Publishers asked to make pandemic research openly available

The European Commission has joined senior science advisers from 15 countries around the world in calling for academic publishers to make all articles and data related to Covid-19 immediately available to everyone, to support efforts to tackle the pandemic.

“I welcome this important international initiative that underlines the vital need of working together and providing researchers in Europe and around the world access to the research and data they need,” EU R&D commissioner Mariya Gabriel said on 31 March. “Let’s help researchers help us!” she tweeted.

The push follows an earlier open letter sent by the science advisers on 13 March.

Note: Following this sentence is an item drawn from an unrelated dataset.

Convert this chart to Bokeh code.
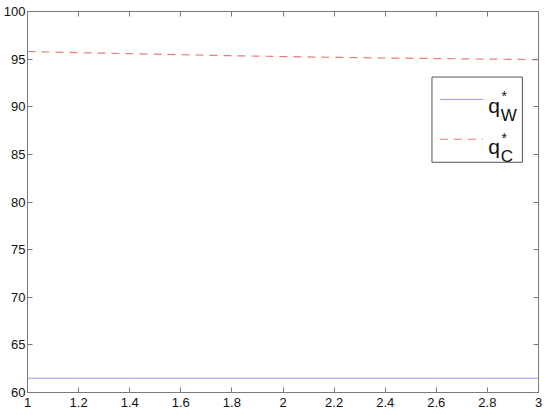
from bokeh.plotting import figure
from bokeh.models import (Range1d, LinearAxis, FixedTicker, NumeralTickFormatter,
                          Label, ColumnDataSource)
from bokeh.embed import file_html
from bokeh.resources import INLINE

# ---- data ----
x_vals = [1.0, 1.2, 1.4, 1.6, 1.8, 2.0, 2.2, 2.4, 2.6, 2.8, 3.0]
q_w = [61.5, 61.5, 61.5, 61.5, 61.5, 61.5, 61.5, 61.5, 61.5, 61.5, 61.5]
q_c = [95.8, 95.68, 95.57, 95.46, 95.36, 95.27, 95.19, 95.12, 95.06, 95.0, 94.95]
x_ticks = [1.0, 1.2, 1.4, 1.6, 1.8, 2.0, 2.2, 2.4, 2.6, 2.8, 3.0]
y_ticks = [60, 65, 70, 75, 80, 85, 90, 95, 100]
series_names = ["W", "C"]
series_colors = ["#9a9ae6", "#ec7b7b"]

FONT = "Liberation Sans"
AXIS_COLOR = "#7a7a7a"

p = figure(width=550, height=415, output_backend="svg", toolbar_location=None,
           x_range=Range1d(1, 3), y_range=Range1d(60, 100),
           x_axis_location=None, y_axis_location=None,
           min_border_left=4, min_border_right=12, min_border_top=11, min_border_bottom=23)
p.grid.visible = False
p.outline_line_color = AXIS_COLOR
p.outline_line_width = 1
p.background_fill_color = "white"
p.border_fill_color = "white"

def label_axis(ticks, fmt, standoff):
    ax = LinearAxis(ticker=FixedTicker(ticks=ticks))
    ax.formatter = fmt
    ax.major_tick_in = 5
    ax.major_tick_out = 0
    ax.minor_tick_line_color = None
    ax.axis_line_color = AXIS_COLOR
    ax.major_tick_line_color = AXIS_COLOR
    ax.major_label_text_font = FONT
    ax.major_label_text_color = "#111111"
    ax.major_label_text_font_size = "13px"
    ax.major_label_standoff = standoff
    return ax

def tick_only_axis(ticks):
    # ticks only (drawn as minor ticks), no labels -- MATLAB box style
    ax = LinearAxis(ticker=FixedTicker(ticks=[], minor_ticks=ticks))
    ax.major_tick_line_color = None
    ax.minor_tick_in = 5
    ax.minor_tick_out = 0
    ax.minor_tick_line_color = AXIS_COLOR
    ax.axis_line_color = AXIS_COLOR
    ax.major_label_standoff = 0
    return ax

xf = NumeralTickFormatter(format="0.[0]")
yf = NumeralTickFormatter(format="0")
p.add_layout(label_axis(x_ticks, xf, 5), "below")
p.add_layout(label_axis(y_ticks, yf, 2), "left")
p.add_layout(tick_only_axis(x_ticks), "above")
p.add_layout(tick_only_axis(y_ticks), "right")

src = ColumnDataSource(dict(x=x_vals, qw=q_w, qc=q_c))
p.line("x", "qw", source=src, line_color=series_colors[0], line_width=1)
p.line("x", "qc", source=src, line_color=series_colors[1], line_width=1.2, line_dash="8 6")

# ---- legend (MATLAB style box) ----
lx0, lx1, ly0, ly1 = 2.583, 2.937, 84.17, 93.12
p.quad(left=[lx0], right=[lx1], bottom=[ly0], top=[ly1],
       fill_color="white", line_color="#555555", line_width=1)
p.line([2.614, 2.783], [90.77, 90.77], line_color=series_colors[0], line_width=1)
p.line([2.614, 2.783], [86.59, 86.59], line_color=series_colors[1], line_width=1.2,
       line_dash="8 6")

rows = [(90.12, 89.12, 91.17), (85.86, 84.80, 86.70)]
for name, (yq, ysub, ystar) in zip(series_names, rows):
    p.add_layout(Label(x=2.803, y=yq, text="q", text_font=FONT, text_font_size="21px",
                       text_color="#111111", text_baseline="alphabetic"))
    p.add_layout(Label(x=2.852, y=ysub, text=name, text_font=FONT, text_font_size="17px",
                       text_color="#111111", text_baseline="alphabetic"))
    p.add_layout(Label(x=2.855, y=ystar, text="*", text_font=FONT, text_font_size="14px",
                       text_color="#111111", text_baseline="alphabetic"))

open("out.html", "w").write(file_html(p, INLINE))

Since then, 37 publishers have agreed to lift paywalls on Covid-relevant research. In a follow-up letter, the petitioners thanked those publishers for their quick actions.

“We extend our sincere gratitude to the scholarly publishing community for quickly answering our call to voluntarily make all Covid-19-related publications and data immediately accessible, in a public repository and in machine-readable format, to allow full text and data mining with rights for reuse”, the second letter said.

“This move reinforces the global, all hands-on-deck effort that is required to address the present health crisis.”

The petitioners want all articles published to date as well as future articles to be made available for the duration of the crisis. The Commission said the push was “fully in line” with the EU’s support for the Plan S open-access initiative.

On the same day, the Commission announced it was allocating an extra €1 million of EU funding to another Covid-19 R&D project via a call opened in January, taking the total allocation to €48.5m for 18 projects. The additional project, coordinated by an Irish company called Hibergene Diagnostics, is aiming to develop and validate a rapid diagnostic test for Covid-19.